MISS BAILLIE'S, HAMPSTEAD, Jan. 12, 1822.
I have been four days resolving to get up half an hour earlier that I might have time to tell you, my dear Lucy, the history of a cat of Joanna and Agnes Baillie's.
You may, perhaps, have heard the name of a celebrated Mr. Brodie, who wrote on Poisons, and whose papers on this subject are to be found in the Transactions of the Royal Society, and reviewed in the Edinburgh Review, in 1811. He brought some of the Woorara poison, with which the natives poison their arrows and destroy their victims. It was his theory that this poison destroys by affecting the nervous system only, and that after a certain time its effects on the nerves would cease as the effects of intoxicating liquors cease, and that the patient might recover, if the lungs could be kept in play, if respiration were not suspended during the trance or partial death in which the patient lies. To prove the truth of this by experiment he fell to work upon a cat; he pricked the cat with the point of a lancet dipped in Woorara. It was some minutes before the animal became convulsed, and then it lay, to all appearance, dead. Mr. Brodie applied a tube to its mouth, and blew air into it from time to time; after lying some hours apparently lifeless it recovered, shook itself and went about its own affairs as usual. This was tried several times, much to the satisfaction of the philosophical spectators, but not quite to the satisfaction of poor puss, who grew very thin and looked so wretched that Dr. Baillie's son, then a boy, took compassion on this poor subject of experiment, and begged Mr. Brodie would let him carry off the cat. With or without consent, he did carry her off, and brought her to his aunts, Joanna and Agnes Baillie. Then puss's prosperous days began. Agnes made a soft bed for her in her own room, and by night and day she was the happiest of cats; she was called Woorara, which in time shortened into Woory. I wish I could wind up Woory's history by assuring you that she was the most attached and grateful of cats, but truth forbids. A few weeks after her arrival at Hampstead she marched off and never was heard of more. It is supposed that she took to evil courses: tasted the blood and bones of her neighbours' chickens, and fell at last a sacrifice to the vengeance of a cook-maid.
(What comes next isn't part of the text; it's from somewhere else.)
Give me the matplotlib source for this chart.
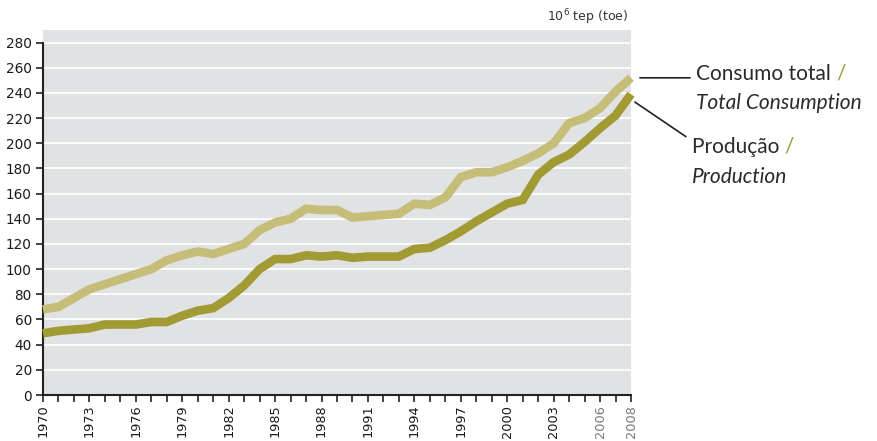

After this cat's departure Agnes took to heart a kitten, who was very fond of her. This kitten, the first night she slept in her room, on wakening in the morning looked up from the hearth at Agnes, who was lying awake, but with her eyes half-shut, and marked all puss's motions; after looking some instants, puss jumped up on the bed, crept softly forward and put her paw, with its glove on, upon one of Miss Baillie's eyelids and pushed it gently up; Miss Baillie looked at her fixedly, and puss, as if satisfied that her eyes were there and safe, went back to her station on the hearth and never troubled herself more about the matter.
To finish this chapter of cats. I saw yesterday at a lady's house at Hampstead, a real Persian cat, brought over by a Navy Captain, her brother. It has long hair like a dog, and a tail like a terrier's, only with longer hair. It is the most gentle, depressed-looking creature I ever saw; it seems to have the mal du pays, and moreover, had the cholic the morning I saw it, and Agnes Baillie had a spoonful of castor oil poured out for it, but it ran away.
Joanna quoted to me the other day an excellent proverb applied to health: "Let well alone." If the Italian valetudinarian had done this his epitaph would not have arrived at the sto qui.
Captain Beaufort tells me that they have found out that the wool under the buffalo's long hair is finer than the material of which the Cashmere shawls are made, and they are going to manufacture shawls of buffalo's wool, which are to shame and silence the looms of Cashmere. Would my mother choose to wait for one of these?